I did even more "chores" and finally put some item frames on my chests in the basement so I can find things faster. I had a good system at the beginning but it became harder when I had to add overflow chests etc. At least now I am confident I will be fine for a while longer until I decide to actually start a new main base.
April Fools Poisonous Potato update:
I briefly watched some people play the "Poisonous Potato" April Fools update, and then checked it out myself but not for very long. I loved the terrain generation in the potato dimension, and that all the new blocks make a different sound when you walk on them (Minecraft's sound design is consistently fantastic.) The ancient debris mounds with the green water look great, the green water in general. The zombies that constantly groan "potato" are wonderfully creepy. I found a potato village and it had a black cat, perfect. I even got an achievement! "Around the potato" or something like that, I forgot.

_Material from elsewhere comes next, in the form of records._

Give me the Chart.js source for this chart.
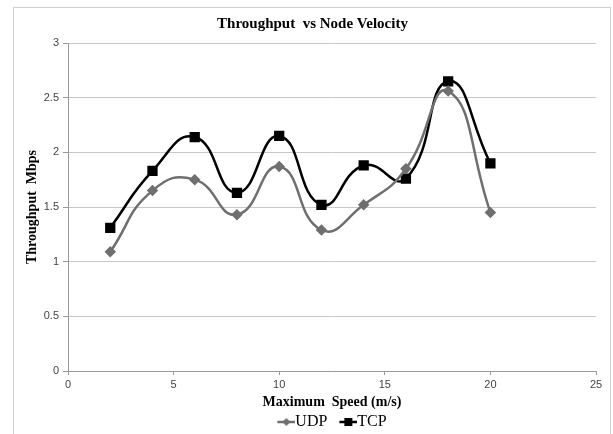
<!DOCTYPE html>
<html lang="en">
<head>
  <meta charset="UTF-8">
  <title>Throughput vs Node Velocity</title>
  <script src="https://cdn.jsdelivr.net/npm/chart.js"></script>
  <style>
    body {
      margin: 0;
      background: #fff;
      overflow: hidden;
    }
    #frame {
      position: absolute;
      left: 13px;
      top: 7px;
      width: 598px;
      height: 440px;
      border: 1px solid #cfcfcf;
      box-sizing: border-box;
    }
    canvas {
      position: absolute;
      left: 0;
      top: 0;
    }
  </style>
</head>
<body>
  <div id="frame"></div>
  <canvas id="chart" width="613" height="434"></canvas>

  <script>
    // values
    const speeds = [2, 4, 6, 8, 10, 12, 14, 16, 18, 20];
    const udp = [1.09, 1.65, 1.75, 1.43, 1.87, 1.29, 1.52, 1.85, 2.56, 1.45];
    const tcp = [1.31, 1.83, 2.14, 1.63, 2.15, 1.52, 1.88, 1.76, 2.65, 1.90];

    const udpColor = '#6f6f6f';
    const tcpColor = '#000000';

    // line + marker picture for the legend; left 20px are empty so the
    // items get some room between them
    function legendIcon(color, style) {
      const c = document.createElement('canvas');
      c.width = 38;
      c.height = 12;
      const g = c.getContext('2d');
      g.strokeStyle = color;
      g.lineWidth = 2.5;
      g.beginPath();
      g.moveTo(20, 6);
      g.lineTo(38, 6);
      g.stroke();
      g.fillStyle = color;
      if (style === 'rect') {
        g.fillRect(25, 2, 8, 8);
      } else {
        g.beginPath();
        g.moveTo(29, 2);
        g.lineTo(33, 6);
        g.lineTo(29, 10);
        g.lineTo(25, 6);
        g.closePath();
        g.fill();
      }
      return c;
    }

    // spreadsheet look: title centred on the frame, legend on the plot area
    const placeBoxes = {
      id: 'placeBoxes',
      afterLayout(chart) {
        const area = chart.chartArea;
        chart.titleBlock.left = 13;
        chart.titleBlock.right = 612;
        chart.legend.left = area.left - 6;
        chart.legend.right = area.right - 6;
      },
    };

    const ctx = document.getElementById('chart').getContext('2d');
    new Chart(ctx, {
      type: 'line',
      data: {
        datasets: [{
          label: 'UDP',
          data: speeds.map((s, i) => ({ x: s, y: udp[i] })),
          borderColor: udpColor,
          backgroundColor: udpColor,
          borderWidth: 2.5,
          pointStyle: 'rectRot',
          pointRadius: 4,
          tension: 0.5,
          fill: false,
        }, {
          label: 'TCP',
          data: speeds.map((s, i) => ({ x: s, y: tcp[i] })),
          borderColor: tcpColor,
          backgroundColor: tcpColor,
          borderWidth: 2.5,
          pointStyle: 'rect',
          pointRadius: 5.5,
          tension: 0.5,
          fill: false,
        }],
      },
      plugins: [placeBoxes],
      options: {
        responsive: false,
        animation: false,
        layout: {
          padding: { left: 13, right: 17, top: 0, bottom: -6 },
        },
        plugins: {
          title: {
            display: true,
            text: 'Throughput  vs Node Velocity',
            color: '#000',
            font: { family: 'Liberation Serif', size: 15, weight: 'bold' },
            padding: { top: 15, bottom: 10 },
          },
          legend: {
            position: 'bottom',
            labels: {
              color: '#000',
              font: { family: 'Liberation Serif', size: 16 },
              usePointStyle: true,
              pointStyleWidth: 22,
              padding: 0,
              generateLabels: () => [
                { text: 'UDP', pointStyle: legendIcon(udpColor, 'diamond'), fontColor: '#000', datasetIndex: 0, lineWidth: 0 },
                { text: 'TCP', pointStyle: legendIcon(tcpColor, 'rect'), fontColor: '#000', datasetIndex: 1, lineWidth: 0 },
              ],
            },
          },
          tooltip: { enabled: false },
        },
        scales: {
          x: {
            type: 'linear',
            min: 0,
            max: 25,
            afterFit: (scale) => { scale.height = 43; },
            ticks: {
              stepSize: 5,
              color: '#444',
              font: { family: 'Liberation Sans', size: 11 },
              padding: 3,
              maxRotation: 0,
            },
            grid: {
              drawOnChartArea: false,
              color: '#999',
              tickLength: 4,
            },
            border: { color: '#999' },
            title: {
              display: true,
              text: 'Maximum  Speed (m/s)',
              color: '#000',
              font: { family: 'Liberation Serif', size: 14, weight: 'bold' },
              padding: { top: 0, bottom: 3 },
            },
          },
          y: {
            min: 0,
            max: 3,
            afterFit: (scale) => { scale.width = 55; },
            ticks: {
              stepSize: 0.5,
              color: '#444',
              font: { family: 'Liberation Sans', size: 11 },
              padding: 4,
              callback: (v) => String(v),
            },
            grid: {
              color: '#c8c8c8',
              tickColor: '#999',
              tickLength: 5,
            },
            border: { color: '#999' },
            title: {
              display: true,
              text: 'Throughput  Mbps',
              color: '#000',
              font: { family: 'Liberation Serif', size: 14, weight: 'bold' },
              padding: { top: 11, bottom: 0 },
            },
          },
        },
      },
    });
  </script>
</body>
</html>
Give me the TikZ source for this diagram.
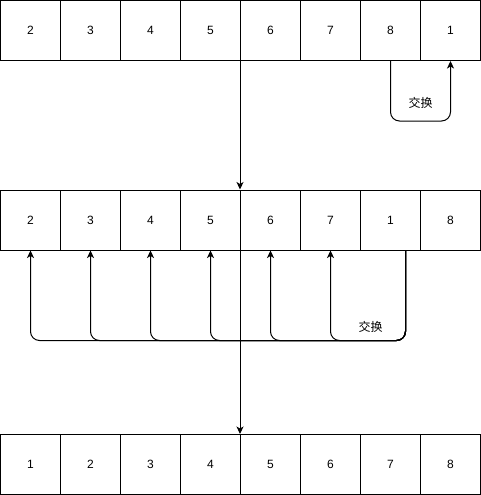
\documentclass[tikz,border=0pt]{standalone}
\usepackage{fontspec}
\setmainfont{Liberation Sans}
\newfontfamily\cjk{Noto Sans CJK SC}
\usepackage{tikz}
\usetikzlibrary{arrows.meta,calc}
\tikzset{
	cell/.style={draw,line width=1pt,minimum width=60pt,minimum height=60pt,inner sep=0pt,font=\fontsize{12}{14}\selectfont},
	conn/.style={line width=1pt,rounded corners=9pt,-{Stealth[length=7.5pt,width=7pt,inset=2pt]}},
	swaplabel/.style={font=\cjk\fontsize{12}{14}\selectfont,inner sep=1pt}
}

\begin{document}
\begin{tikzpicture}[x=1pt,y=-1pt]
			\useasboundingbox (0,0) rectangle (481,495);
			\foreach \n [count=\i] in {2,3,4,5,6,7,8,1}
				\node[cell] (a\i) at (60*\i-29.5,30.5) {\n};
			\foreach \n [count=\i] in {2,3,4,5,6,7,1,8}
				\node[cell] (b\i) at (60*\i-29.5,220) {\n};
			\foreach \n [count=\i] in {1,2,3,4,5,6,7,8}
				\node[cell] (c\i) at (60*\i-29.5,464.5) {\n};
			\draw[conn] (a7.south) -- ++(0,60) -| (a8.south);
			\node[swaplabel] (swapa) at (420.5,103) {交换};
			\draw[conn] (a5.south west) -- (b5.north west);
			\foreach \i in {1,...,6}
				\draw[conn] ($(b7.south)+(15,0)$) -- ++(0,90) -| (b\i.south);
			\node[swaplabel] (swapb) at (370.5,327) {交换};
			\draw[conn] (b5.south west) -- (c5.north west);
		\end{tikzpicture}
\end{document}
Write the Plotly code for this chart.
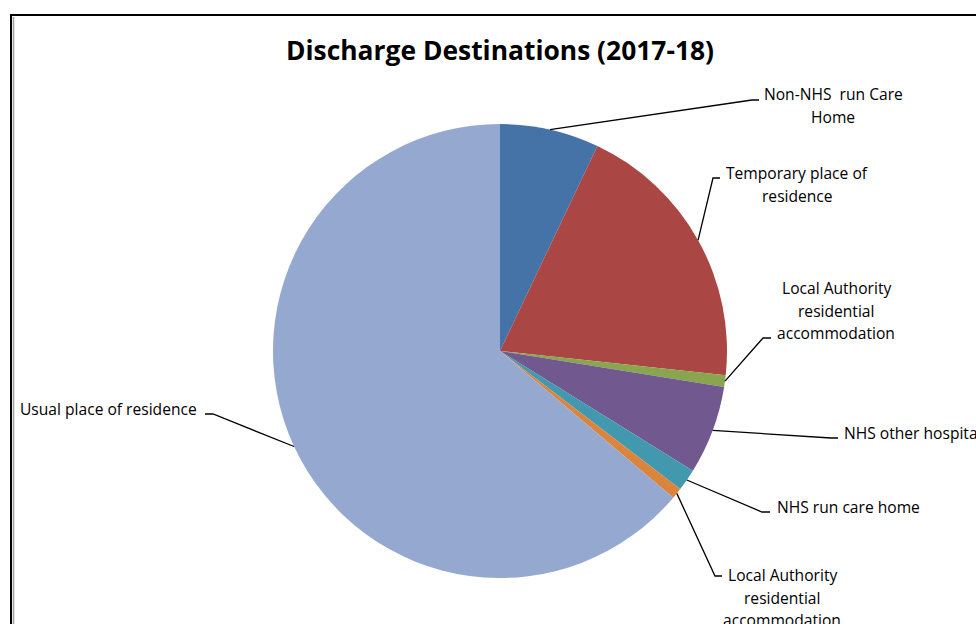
import math
import plotly.graph_objects as go

# ---- data ----
categories = [
    "Non-NHS  run Care Home",
    "Temporary place of residence",
    "Local Authority residential accommodation",
    "NHS other hospital",
    "NHS run care home",
    "Local Authority residential accommodation ",
    "Usual place of residence",
]
label_lines = [
    ["Non-NHS&nbsp; run Care", "Home"],
    ["Temporary place of", "residence"],
    ["Local Authority", "residential", "accommodation"],
    ["NHS other hospital"],
    ["NHS run care home"],
    ["Local Authority", "residential", "accommodation"],
    ["Usual place of residence"],
]
values = [7.06, 19.64, 0.83, 6.31, 1.56, 0.78, 63.82]
colors = ["#4572A7", "#AA4643", "#89A54E", "#71588F", "#4198AF", "#DB843D", "#95A9D0"]
title = "Discharge Destinations (2017-18)"

# ---- layout constants (pixels) ----
W, H = 976, 624
CX, CY, R = 500, 351, 227
FONT = "Open Sans"
# per label: elbow point, tick end x, text x, first line y, xanchor
label_layout = [
    ((752, 100), 759, 833, 94, "center"),
    ((713, 178), 720, 797, 173, "center"),
    ((763, 338), 771, 836, 288, "center"),
    ((831, 438), 838, 842, 433, "left"),
    ((762, 512), 770, 775, 507, "left"),
    ((715, 576), 722, 782, 575, "center"),
    ((213, 414), 205, 199, 409, "right"),
]
LINE_H = 22.5


def px(x):
    return x / W


def py(y):
    return 1 - y / H


fig = go.Figure(
    go.Pie(
        labels=categories,
        values=values,
        sort=False,
        direction="clockwise",
        rotation=0,
        marker=dict(colors=colors, line=dict(width=0)),
        textinfo="none",
        hovertemplate="%{label}: %{value}<extra></extra>",
        domain=dict(x=[px(CX - R), px(CX + R)], y=[py(CY + R), py(CY - R)]),
        showlegend=False,
    )
)

shapes = []
annotations = []
total = sum(values)
cum = 0.0
for i, v in enumerate(values):
    mid = (cum + v / 2) / total * 2 * math.pi
    cum += v
    ax = CX + R * math.sin(mid)
    ay = CY - R * math.cos(mid)
    (ex, ey), tx, textx, ty, xanch = label_layout[i]
    path = f"M {px(ax)},{py(ay)} L {px(ex)},{py(ey)} L {px(tx)},{py(ey)}"
    shapes.append(dict(type="path", xref="paper", yref="paper", path=path,
                       line=dict(color="black", width=1.3)))
    for k, line in enumerate(label_lines[i]):
        annotations.append(dict(
            x=px(textx), y=py(ty + k * LINE_H), xref="paper", yref="paper",
            text=line, showarrow=False, xanchor=xanch, yanchor="middle",
            font=dict(family=FONT, size=15.6, color="black"),
        ))

annotations.append(dict(
    x=px(500), y=py(50), xref="paper", yref="paper", text=f"<b>{title}</b>",
    showarrow=False, xanchor="center", yanchor="middle",
    font=dict(family=FONT, size=26.4, color="black"),
))

# chart border
shapes.append(dict(type="rect", xref="paper", yref="paper",
                   x0=px(11), x1=px(W + 20), y0=py(H + 20), y1=py(15),
                   line=dict(color="black", width=2)))
shapes.append(dict(type="line", xref="paper", yref="paper",
                   x0=px(13.5), x1=px(13.5), y0=py(H), y1=py(17),
                   line=dict(color="#A0A0A0", width=1.5)))

fig.update_layout(
    width=W, height=H,
    margin=dict(l=0, r=0, t=0, b=0),
    paper_bgcolor="white", plot_bgcolor="white",
    shapes=shapes, annotations=annotations,
)
fig.write_html(
    "out.html",
    config={"displayModeBar": False},
    post_script="document.body.style.margin='0';document.body.style.overflow='hidden';",
)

Of the things I didn't try myself, making whole end cities and islands fly with the floatato is very cool, and I love that they even had a potato version of the End poem. "You are one with the tubers now. You are the potato. Time to sprout." xD
(Sidenote, people who hold up the April Fools updates as "proof" that the normal update pace is slow have no idea what they are talking about. Yeah of course programming new things is easier if you don't have to care about bugs.)
Other Minecraft things: The Minecraft boat-drop mystery, a mathematical examination by Stand-Up Maths. So basically if I always put a slab down first I should be fine I think, potentially convenient.